Early attempts at creating a single device used non-semiconductor material and were bulky, apart from needing a separate interface with the semiconductor material of most other electronic equipment, the authors of the paper say. And building a single semiconductor structure involved growing high quality crystals of dissimilar materials, which has challenges because of the differing lattice geometry.

The more successful efforts in recent times has been with nanocrystals or nanowires of semiconductor material, but even with these, there are issues of the material being opaque to some colours and in creating electrical contacts. Just over two years ago, the present authors had succeeded in creating a composite laser, in the form of a nanosheet and a nanowire with a looped end, made from cadmium, sulphur and selenium which emitted in the green and red. Adding the capacity for blue light was a challenge.

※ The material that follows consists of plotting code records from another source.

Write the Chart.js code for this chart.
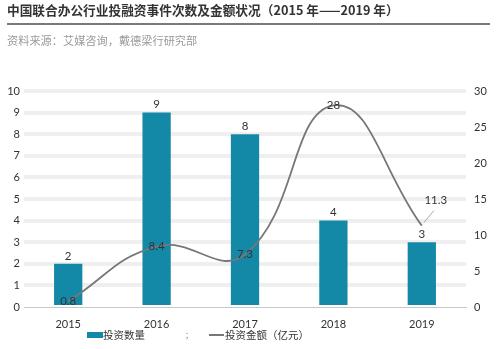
<!DOCTYPE html>
<html><head><meta charset="utf-8">
<script src="https://cdn.jsdelivr.net/npm/chart.js@4/dist/chart.umd.min.js"></script>
<style>
html,body{margin:0;padding:0;background:#fff;}
#wrap{position:relative;width:500px;height:349px;overflow:hidden;font-family:"Noto Sans CJK SC","Noto Sans",sans-serif;}
#title{position:absolute;left:7px;top:1px;font-size:12.7px;font-weight:bold;color:#333;white-space:nowrap;line-height:18px;}
#rule{position:absolute;left:7px;top:23px;width:483px;height:2px;background:#7a7a7a;}
#sub{position:absolute;left:7px;top:32px;font-size:11.2px;color:#9a9a9a;white-space:nowrap;line-height:16px;}
#c{position:absolute;left:0;top:0;}
.lg{position:absolute;font-size:10.5px;color:#333;white-space:nowrap;line-height:14px;top:328px;}
</style></head>
<body><div id="wrap">
<canvas id="c" width="500" height="349"></canvas>
<div id="title">中国联合办公行业投融资事件次数及金额状况（2015 年——2019 年）</div>
<div id="rule"></div>
<div id="sub">资料来源：艾媒咨询，戴德梁行研究部</div>
<div style="position:absolute;left:87px;top:332px;width:16px;height:6px;background:#1489a7"></div>
<div class="lg" style="left:103px">投资数量</div>
<div class="lg" style="left:185px;color:#888;font-size:8px">；</div>
<div style="position:absolute;left:209px;top:334px;width:15px;height:1.5px;background:#777"></div>
<div class="lg" style="left:225px">投资金额（亿元）</div>
</div>
<script>
const years = ['2015','2016','2017','2018','2019'];
const dealCounts = [2, 9, 8, 4, 3];
const dealAmounts = [0.8, 8.4, 7.3, 28, 11.3];
const countSeriesName = '投资数量';
const amountSeriesName = '投资金额（亿元）';

const labelPlugin = {
  id: 'vals',
  afterDatasetsDraw(chart) {
    const ctx = chart.ctx;
    ctx.save();
    ctx.font = '11.5px Lato, "Noto Sans", sans-serif';
    ctx.fillStyle = '#333';
    ctx.textAlign = 'center';
    ctx.textBaseline = 'middle';
    const barMeta = chart.getDatasetMeta(0);
    barMeta.data.forEach((el, i) => {
      ctx.fillText(String(dealCounts[i]), el.x, el.y - 8);
    });
    const lineMeta = chart.getDatasetMeta(1);
    lineMeta.data.forEach((el, i) => {
      if (i === dealAmounts.length - 1) {
        ctx.strokeStyle = '#aaa';
        ctx.lineWidth = 1;
        ctx.beginPath();
        ctx.moveTo(el.x + 2, el.y - 3);
        ctx.lineTo(el.x + 12, el.y - 15);
        ctx.stroke();
        ctx.fillText(String(dealAmounts[i]), el.x + 14, el.y - 25);
      } else {
        ctx.fillText(String(dealAmounts[i]), el.x, el.y);
      }
    });
    ctx.restore();
  }
};

new Chart(document.getElementById('c'), {
  data: {
    labels: years,
    datasets: [
      { type: 'bar', label: countSeriesName, data: dealCounts, yAxisID: 'y',
        backgroundColor: '#1489a7', barPercentage: 0.32, categoryPercentage: 1, order: 2 },
      { type: 'line', label: amountSeriesName, data: dealAmounts, yAxisID: 'y2',
        borderColor: '#777', borderWidth: 1.8, pointRadius: 0, tension: 0.45, fill: false, order: 1 }
    ]
  },
  options: {
    responsive: false,
    animation: false,
    layout: { padding: { top: 91, bottom: 0, left: 0, right: 0 } },
    plugins: { legend: { display: false }, tooltip: { enabled: false } },
    scales: {
      x: {
        grid: { display: false },
        border: { display: true, color: '#c8c8c8', width: 1 },
        ticks: { color: '#333', font: { family: 'Lato, "Noto Sans", sans-serif', size: 11 }, padding: 3 },
        afterFit(s) { s.height = 42; }
      },
      y: {
        position: 'left', min: 0, max: 10,
        ticks: { stepSize: 1, color: '#333', font: { family: 'Lato, "Noto Sans", sans-serif', size: 11 }, padding: 4 },
        grid: {
          drawTicks: false,
          color: (c) => c.tick && c.tick.value === 0 ? 'rgba(0,0,0,0)' : '#efefef',
          lineWidth: 4
        },
        border: { display: false },
        afterFit(s) { s.width = 24; }
      },
      y2: {
        position: 'right', min: 0, max: 30,
        ticks: { stepSize: 5, color: '#333', font: { family: 'Lato, "Noto Sans", sans-serif', size: 11 }, padding: 8 },
        grid: { display: false, drawTicks: false },
        border: { display: false },
        afterFit(s) { s.width = 34; }
      }
    }
  },
  plugins: [labelPlugin]
});
</script>
</body></html>
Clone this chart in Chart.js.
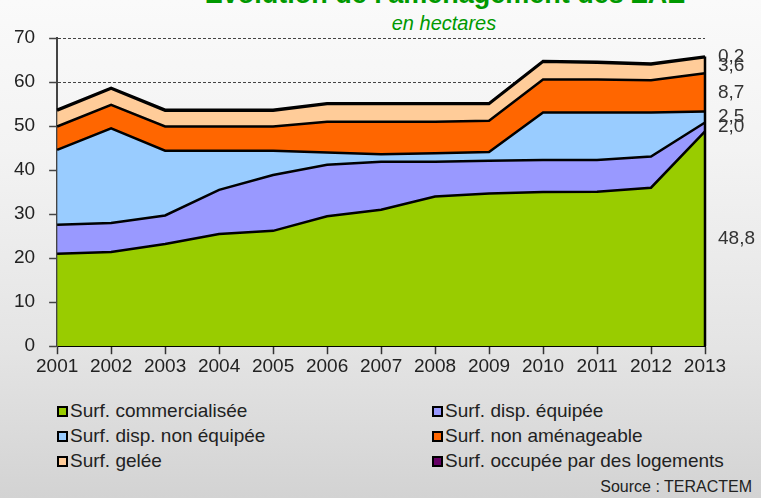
<!DOCTYPE html>
<html>
<head>
<meta charset="utf-8">
<script src="https://cdn.jsdelivr.net/npm/chart.js@4"></script>
<style>
  html, body { margin: 0; padding: 0; }
  body {
    width: 761px; height: 498px; position: relative; overflow: hidden;
    background: linear-gradient(#fafafa 0%, #f3f3f3 30%, #e4e4e4 70%, #d3d3d3 100%);
    font-family: "Liberation Sans", Arial, sans-serif;
  }
  #title {
    position: absolute; left: 0; width: 890px; top: -21px; text-align: center;
    font-weight: bold; font-size: 27px; line-height: 30px; color: #009900; white-space: nowrap;
  }
  #subtitle {
    position: absolute; left: 0; width: 888px; top: 12px; text-align: center;
    font-style: italic; font-size: 20px; color: #009900;
  }
  #wrap { position: absolute; left: 0; top: 0; width: 761px; height: 390px; }
  #legend {
    position: absolute; left: 57px; top: 400px;
    display: grid; grid-template-columns: 375px 320px; row-gap: 3px;
    font-size: 19px; color: #222;
  }
  .item { display: flex; align-items: center; height: 22px; white-space: nowrap; }
  .box { width: 7px; height: 7px; border: 2px solid #000; margin-right: 2px; }
  #source { position: absolute; right: 9px; top: 478px; font-size: 16px; color: #222; }
</style>
</head>
<body>
<div id="title">Evolution de l'aménagement des ZAE</div>
<div id="subtitle">en hectares</div>
<div id="wrap"><canvas id="zae"></canvas></div>
<div id="legend"></div>
<div id="source">Source : TERACTEM</div>
<script>
const years          = ['2001', '2002', '2003', '2004', '2005', '2006', '2007', '2008', '2009', '2010', '2011', '2012', '2013'];
const commercialisee = [21.0, 21.4, 23.2, 25.5, 26.2, 29.5, 31.0, 34.0, 34.7, 35.0, 35.1, 36.0, 48.8];
const dispEquipee    = [6.6, 6.6, 6.5, 10.0, 12.7, 11.7, 10.9, 7.9, 7.4, 7.3, 7.2, 7.1, 2.0];
const dispNonEquipee = [17.0, 21.5, 14.7, 8.9, 5.5, 2.8, 1.7, 1.9, 2.0, 10.8, 10.8, 10.0, 2.5];
const nonAmenageable = [5.3, 5.3, 5.5, 5.5, 5.5, 7.0, 7.4, 7.2, 7.1, 7.5, 7.5, 7.3, 8.7];
const gelee          = [3.6, 3.7, 3.6, 3.6, 3.6, 4.0, 4.0, 4.0, 3.8, 4.0, 3.8, 3.6, 3.6];
const logements      = [0.2, 0.2, 0.2, 0.2, 0.2, 0.2, 0.2, 0.2, 0.2, 0.2, 0.2, 0.2, 0.2];
const yTicks         = [0, 10, 20, 30, 40, 50, 60, 70];

const colors = {
    commercialisee : '#99cc00',
    dispEquipee    : '#9999ff',
    dispNonEquipee : '#99ccff',
    nonAmenageable : '#ff6600',
    gelee          : '#ffcc99',
    logements      : '#660066'
};

function area(label, data, color, fill) {
    return {
        label: label,
        data: data,
        backgroundColor: color,
        borderColor: '#000',
        borderWidth: 2.5,
        fill: fill,
        pointRadius: 0,
        tension: 0
    };
}

// values of the last year written at the right of each band + right edge
const sideLabels = {
    id: 'sideLabels',
    afterDatasetsDraw(chart) {
        const ctx = chart.ctx;
        const x = chart.scales.x, y = chart.scales.y;
        const last = years.length - 1;
        const px = x.getPixelForValue(last);
        const total = chart.data.datasets.reduce((s, d) => s + d.data[last], 0);
        ctx.save();
        ctx.strokeStyle = '#000';
        ctx.lineWidth = 2.5;
        ctx.beginPath();
        ctx.moveTo(px, y.getPixelForValue(0));
        ctx.lineTo(px, y.getPixelForValue(total));
        ctx.stroke();
        ctx.font = '19px "Liberation Sans", Arial, sans-serif';
        ctx.fillStyle = '#333';
        ctx.textBaseline = 'middle';
        let base = 0;
        chart.data.datasets.forEach(ds => {
            const v = ds.data[last];
            ctx.fillText(v.toFixed(1).replace('.', ','), px + 13, y.getPixelForValue(base + v / 2));
            base += v;
        });
        ctx.restore();
    }
};

const ctx = document.getElementById('zae').getContext('2d');
const chart = new Chart(ctx, {
    type: 'line',
    data: {
        labels: years,
        datasets: [
            area('Surf. commercialisée', commercialisee, colors.commercialisee, 'origin'),
            area('Surf. disp. équipée', dispEquipee, colors.dispEquipee, '-1'),
            area('Surf. disp. non équipée', dispNonEquipee, colors.dispNonEquipee, '-1'),
            area('Surf. non aménageable', nonAmenageable, colors.nonAmenageable, '-1'),
            area('Surf. gelée', gelee, colors.gelee, '-1'),
            area('Surf. occupée par des logements', logements, colors.logements, '-1')
        ]
    },
    options: {
        responsive: true,
        maintainAspectRatio: false,
        animation: false,
        layout: { padding: { top: 38, left: 0, right: 56, bottom: 11 } },
        plugins: {
            legend: { display: false },
            tooltip: { enabled: false }
        },
        scales: {
            x: {
                offset: false,
                grid: { drawOnChartArea: false, tickLength: 8, tickColor: '#333', tickWidth: 1.5 },
                border: { color: '#000', width: 2 },
                ticks: { color: '#222', padding: 1, maxRotation: 0, font: { size: 19, family: '"Liberation Sans", Arial' } }
            },
            y: {
                stacked: true,
                min: 0,
                max: 70,
                afterBuildTicks: axis => { axis.ticks = yTicks.map(v => ({ value: v })); },
                grid: { color: '#444', tickBorderDash: [], tickColor: '#444', tickLength: 8, tickWidth: 1.5 },
                border: { color: '#444', width: 2, dash: [3, 2] },
                ticks: { color: '#222', padding: 14, font: { size: 19, family: '"Liberation Sans", Arial' } }
            }
        }
    },
    plugins: [sideLabels]
});

// legend in two columns
const legend = document.getElementById('legend');
chart.data.datasets.forEach(ds => {
    const item = document.createElement('div');
    item.className = 'item';
    const box = document.createElement('span');
    box.className = 'box';
    box.style.background = ds.backgroundColor;
    item.appendChild(box);
    item.appendChild(document.createTextNode(ds.label));
    legend.appendChild(item);
});
</script>
</body>
</html>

The ideal element to add, for blue light, the authors say, was zinc sulphide (ZnS), which was known to form structures with the other three elements. But ZnS itself had limitations in not being compatible with the geometry favoured by the two-colour emitting nanosheet. The group therefore went into the growth mechanisms of the crystals and was able to coordinate the different stages, so that they arrived at multisegment, mixed structure nanosheets consisting of the four elements in different combinations and with the geometry required for generation of laser light in red, green and blue, simultaneously. The problem of opacity, the authors say, was overcome by a change in the layout of segments, to lie side by side instead of one before the other.

The team has also tested separate optical exciting of each segment, to tune the output, to create different shades and also white light. The description, ’white laser’ the authors say, may sound contradictory, as lasers suggest pure colours and white is a range of colours – but “Our results demonstrate that the apparently contradictory terms ‘white’ and ‘lasing’ can both be realized in a single monolithic structure”, they add.